• EXERCISE DIRECTIONS
Nothing in the data should change when you return it, but leave the pictures out.

• SUPPLIED DATA
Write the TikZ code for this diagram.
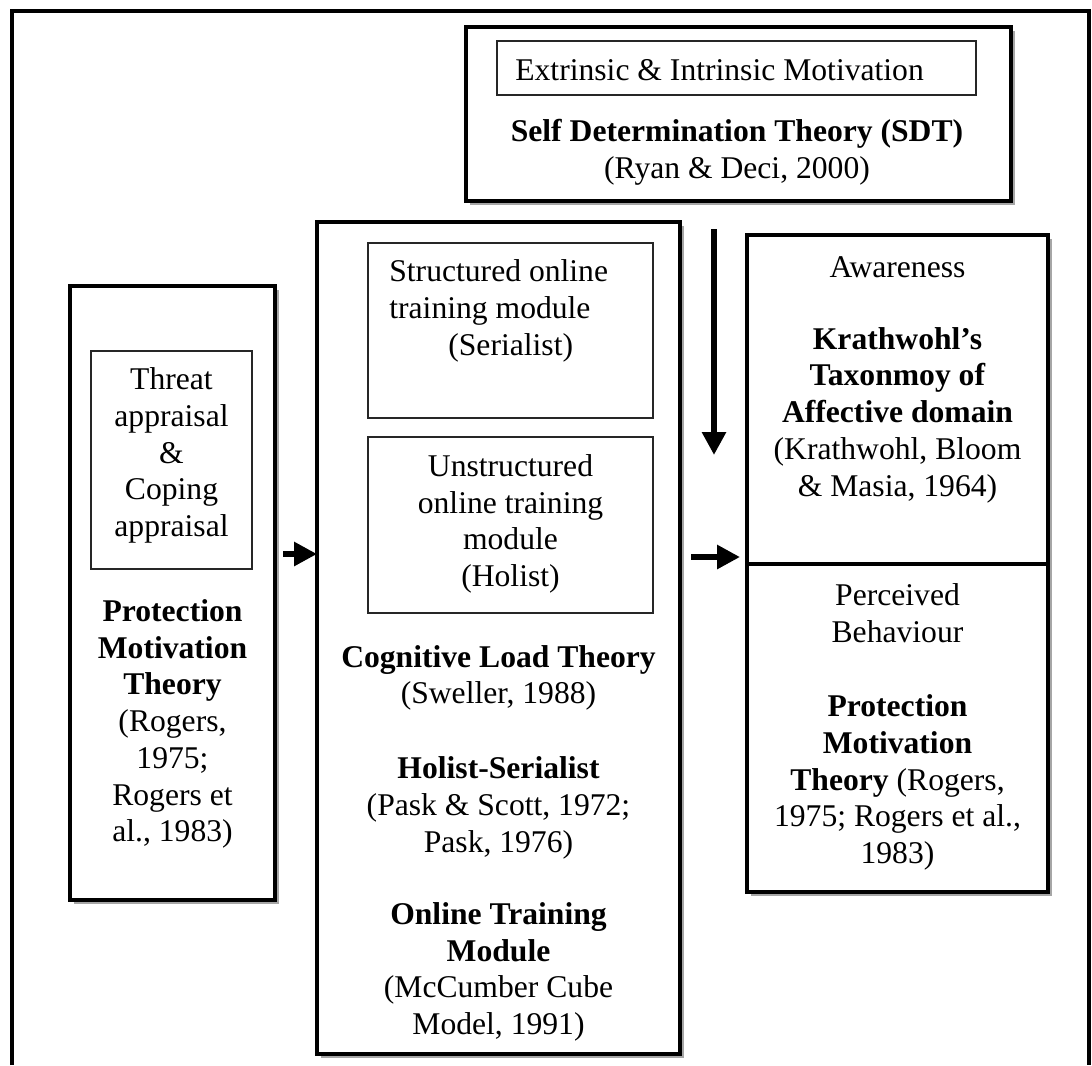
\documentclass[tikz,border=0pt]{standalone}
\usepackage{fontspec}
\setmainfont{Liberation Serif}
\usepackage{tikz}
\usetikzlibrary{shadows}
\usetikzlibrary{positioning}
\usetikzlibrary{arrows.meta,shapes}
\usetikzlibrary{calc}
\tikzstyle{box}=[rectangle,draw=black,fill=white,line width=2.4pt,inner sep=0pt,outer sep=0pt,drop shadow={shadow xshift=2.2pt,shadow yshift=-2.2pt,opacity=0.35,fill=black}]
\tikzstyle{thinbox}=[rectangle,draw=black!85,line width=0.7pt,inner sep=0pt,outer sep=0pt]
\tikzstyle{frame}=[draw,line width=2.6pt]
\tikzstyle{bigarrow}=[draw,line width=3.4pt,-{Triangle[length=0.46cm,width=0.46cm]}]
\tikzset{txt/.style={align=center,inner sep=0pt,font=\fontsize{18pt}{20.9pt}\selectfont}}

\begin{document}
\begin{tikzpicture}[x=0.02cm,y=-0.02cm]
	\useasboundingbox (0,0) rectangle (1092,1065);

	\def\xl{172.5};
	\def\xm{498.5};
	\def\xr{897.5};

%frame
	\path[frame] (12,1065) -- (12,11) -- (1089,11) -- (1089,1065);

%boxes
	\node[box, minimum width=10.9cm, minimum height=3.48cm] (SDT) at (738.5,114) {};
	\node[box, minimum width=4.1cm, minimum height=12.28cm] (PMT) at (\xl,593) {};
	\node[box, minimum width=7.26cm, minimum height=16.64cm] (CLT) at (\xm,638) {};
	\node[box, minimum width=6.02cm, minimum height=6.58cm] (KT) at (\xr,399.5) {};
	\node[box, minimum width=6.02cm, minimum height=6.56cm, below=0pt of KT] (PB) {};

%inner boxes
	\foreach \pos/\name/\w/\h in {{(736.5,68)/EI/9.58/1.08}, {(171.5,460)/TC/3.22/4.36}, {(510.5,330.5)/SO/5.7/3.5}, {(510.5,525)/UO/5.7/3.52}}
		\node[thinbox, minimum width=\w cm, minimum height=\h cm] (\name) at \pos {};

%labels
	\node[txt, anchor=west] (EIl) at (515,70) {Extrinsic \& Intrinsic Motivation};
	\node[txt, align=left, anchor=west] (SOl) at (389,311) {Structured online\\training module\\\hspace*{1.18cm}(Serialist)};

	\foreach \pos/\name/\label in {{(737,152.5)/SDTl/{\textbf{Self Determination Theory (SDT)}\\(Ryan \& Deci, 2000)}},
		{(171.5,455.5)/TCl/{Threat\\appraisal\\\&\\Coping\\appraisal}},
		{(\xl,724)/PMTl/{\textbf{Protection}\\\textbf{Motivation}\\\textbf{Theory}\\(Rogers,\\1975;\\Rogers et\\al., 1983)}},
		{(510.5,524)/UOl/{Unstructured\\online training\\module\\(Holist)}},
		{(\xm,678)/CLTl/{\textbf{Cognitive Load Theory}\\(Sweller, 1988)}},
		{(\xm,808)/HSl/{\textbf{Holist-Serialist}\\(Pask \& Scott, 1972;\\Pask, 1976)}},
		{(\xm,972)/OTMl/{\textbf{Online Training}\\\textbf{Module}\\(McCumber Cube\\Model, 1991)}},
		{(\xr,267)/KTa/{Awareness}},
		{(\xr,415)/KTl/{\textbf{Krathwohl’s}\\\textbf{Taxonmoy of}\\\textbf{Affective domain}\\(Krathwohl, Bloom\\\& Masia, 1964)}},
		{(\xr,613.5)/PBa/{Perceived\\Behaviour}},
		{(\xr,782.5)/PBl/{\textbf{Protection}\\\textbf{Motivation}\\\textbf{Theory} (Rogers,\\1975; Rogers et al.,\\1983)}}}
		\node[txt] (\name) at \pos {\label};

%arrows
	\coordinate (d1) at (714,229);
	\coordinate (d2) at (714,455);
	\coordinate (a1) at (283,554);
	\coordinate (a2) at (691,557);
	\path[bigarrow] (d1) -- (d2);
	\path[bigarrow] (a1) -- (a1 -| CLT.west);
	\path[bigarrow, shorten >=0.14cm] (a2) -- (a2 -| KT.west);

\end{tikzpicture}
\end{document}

• EXPECTED ANSWER
Write the TikZ code for this diagram.
\documentclass[tikz,border=0pt]{standalone}
\usepackage{fontspec}
\setmainfont{Liberation Serif}
\usepackage{tikz}
\usetikzlibrary{shadows}
\usetikzlibrary{positioning}
\usetikzlibrary{arrows.meta,shapes}
\usetikzlibrary{calc}
\tikzstyle{box}=[rectangle,draw=black,fill=white,line width=2.4pt,inner sep=0pt,outer sep=0pt,drop shadow={shadow xshift=2.2pt,shadow yshift=-2.2pt,opacity=0.35,fill=black}]
\tikzstyle{thinbox}=[rectangle,draw=black!85,line width=0.7pt,inner sep=0pt,outer sep=0pt]
\tikzstyle{frame}=[draw,line width=2.6pt]
\tikzstyle{bigarrow}=[draw,line width=3.4pt,-{Triangle[length=0.46cm,width=0.46cm]}]
\tikzset{txt/.style={align=center,inner sep=0pt,font=\fontsize{18pt}{20.9pt}\selectfont}}

\begin{document}
\begin{tikzpicture}[x=0.02cm,y=-0.02cm]
	\useasboundingbox (0,0) rectangle (1092,1065);

	\def\xl{172.5};
	\def\xm{498.5};
	\def\xr{897.5};

%frame
	\path[frame] (12,1065) -- (12,11) -- (1089,11) -- (1089,1065);

%boxes
	\node[box, minimum width=10.9cm, minimum height=3.48cm] (SDT) at (738.5,114) {};
	\node[box, minimum width=4.1cm, minimum height=12.28cm] (PMT) at (\xl,593) {};
	\node[box, minimum width=7.26cm, minimum height=16.64cm] (CLT) at (\xm,638) {};
	\node[box, minimum width=6.02cm, minimum height=6.58cm] (KT) at (\xr,399.5) {};
	\node[box, minimum width=6.02cm, minimum height=6.56cm, below=0pt of KT] (PB) {};

%inner boxes
	\foreach \pos/\name/\w/\h in {{(736.5,68)/EI/9.58/1.08}, {(171.5,460)/TC/3.22/4.36}, {(510.5,330.5)/SO/5.7/3.5}, {(510.5,525)/UO/5.7/3.52}}
		\node[thinbox, minimum width=\w cm, minimum height=\h cm] (\name) at \pos {};

%labels
	\node[txt, anchor=west] (EIl) at (515,70) {Extrinsic \& Intrinsic Motivation};
	\node[txt, align=left, anchor=west] (SOl) at (389,311) {Structured online\\training module\\\hspace*{1.18cm}(Serialist)};

	\foreach \pos/\name/\label in {{(737,152.5)/SDTl/{\textbf{Self Determination Theory (SDT)}\\(Ryan \& Deci, 2000)}},
		{(171.5,455.5)/TCl/{Threat\\appraisal\\\&\\Coping\\appraisal}},
		{(\xl,724)/PMTl/{\textbf{Protection}\\\textbf{Motivation}\\\textbf{Theory}\\(Rogers,\\1975;\\Rogers et\\al., 1983)}},
		{(510.5,524)/UOl/{Unstructured\\online training\\module\\(Holist)}},
		{(\xm,678)/CLTl/{\textbf{Cognitive Load Theory}\\(Sweller, 1988)}},
		{(\xm,808)/HSl/{\textbf{Holist-Serialist}\\(Pask \& Scott, 1972;\\Pask, 1976)}},
		{(\xm,972)/OTMl/{\textbf{Online Training}\\\textbf{Module}\\(McCumber Cube\\Model, 1991)}},
		{(\xr,267)/KTa/{Awareness}},
		{(\xr,415)/KTl/{\textbf{Krathwohl’s}\\\textbf{Taxonmoy of}\\\textbf{Affective domain}\\(Krathwohl, Bloom\\\& Masia, 1964)}},
		{(\xr,613.5)/PBa/{Perceived\\Behaviour}},
		{(\xr,782.5)/PBl/{\textbf{Protection}\\\textbf{Motivation}\\\textbf{Theory} (Rogers,\\1975; Rogers et al.,\\1983)}}}
		\node[txt] (\name) at \pos {\label};

%arrows
	\coordinate (d1) at (714,229);
	\coordinate (d2) at (714,455);
	\coordinate (a1) at (283,554);
	\coordinate (a2) at (691,557);
	\path[bigarrow] (d1) -- (d2);
	\path[bigarrow] (a1) -- (a1 -| CLT.west);
	\path[bigarrow, shorten >=0.14cm] (a2) -- (a2 -| KT.west);

\end{tikzpicture}
\end{document}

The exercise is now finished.